Digo que não muito, pois quem se dá ao trabalho de ir até o Twitter ou Facebook para elogiar ou esculhambar um texto são os 5% que adoraram e os 5% que detestaram. Se você olhar só para os dois extremos vai se perder dos 90% silenciosos que são a maioria dos seus leitores. 

Tem muita gente que escreve pra agradar os 5% que aplaudem ou, como também é muito comum, para alfinetar os 5% que criticam. Esses últimos acham que se conseguiram enfurecer um monte de gente, devem ter tocado num ponto nevrálgico da contemporaneidade. Bobagem. Enfurecer é facílimo. Basta escrever, digamos, que todo ruivo é burro e pronto: todos os ruivos do Brasil ficarão revoltados. Com razão.

Adams Carvalho/Folhapress

A reação à provocação é semelhante à suscitada por um condômino que resolve pregar quadros às duas e dezessete da manhã. Naquela madrugada, durante várias horas, o interfone dele ficará em primeiro entre os mais acessados do prédio. Ohhhh! Sucesso! Termino a resposta aos leitores dizendo que, por isso tudo, não me importo muito com a repercussão do meu trabalho nas mídias sociais. Muito maduro. Muito equilibrado. Muito mentiroso.

Acordo domingo e a primeira coisa que eu faço antes de sair da cama é xeretar Facebook e Twitter atrás de possíveis menções à minha crônica. Abro o Face e já clico direto no meu nome, lá no alto, pra ver se tem posts em que fui tagueado. 
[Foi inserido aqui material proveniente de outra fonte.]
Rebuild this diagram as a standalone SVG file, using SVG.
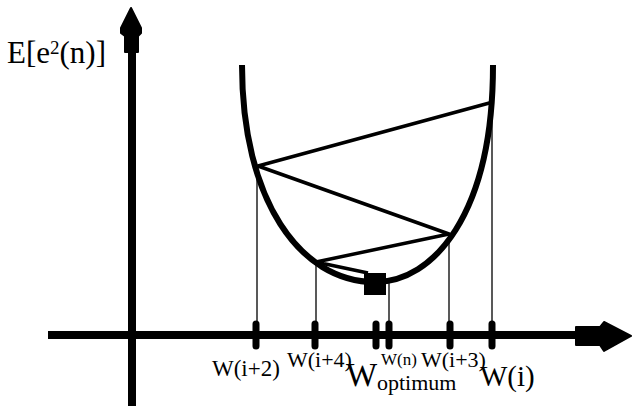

No Twitter vou correndo pro sininho. Dia bom, mas bom mesmo, é quando de manhã o sininho do Twitter já mostra “20+”. É claro que se tratam dos 5% que adoraram ou dos 5% que detestaram, mas não importa, ali eu não estou tentando ser inteligente ou sensato pro público do SESC, da Bienal, pros alunos de uma escola, estou deitado na cama, o lençol cobrindo a minha vaidade.

Dia ruim, mas ruim mesmo, é quando termino de fazer o tour narcísico, procurando meu rosto refletido no laguinho do iPhone, minha mulher pergunta “A crônica fez sucesso?” e eu respondo “Nada, hoje só a Neviani”. 

Faz pelo menos cinco anos que toda a crônica que eu escrevo, sem uma única exceção, é divulgada bem cedinho, todo domingo, via Twitter e Facebook, por esta minha companheira incansável, cujo rosto nunca vi, cuja mão jamais apertei, porém mais de uma vez me salvou de voltar do tour digital sem um único share para chamar de meu. 

Semana passada, depois de anos de ingratidão, resolvi entrar na página da Helena Neviani para agradecê-la. E qual não foi a minha perplexidade ao descobrir que ela dá share em praticamente todos os colunistas do Brasil? Helena Neviani não é a presidenta do meu fã clube, um anjo da guarda dedicado a me proteger do fracasso, é um hub jornalístico, uma Estação Sé do periodismo nacional. E eu achando que era comigo, que quando os 5% de elogios falhavam eu podia contar com este 0,00001%, que, dando seu share lá de Ribeirão Preto (vi no perfil), me dizia, “Adorei, Antonio! Siga em frente! Não desista!”. 

Muito triste. Mais triste ainda é suspeitar que a partir de agora, com a Helena Neviani enfurecida por meu texto —feito um ruivo chamado de burro—, eu não poderei mais contar nem mesmo com seu apoio nos domingos de solidão. Melhor eu começar a acreditar no que digo por aí.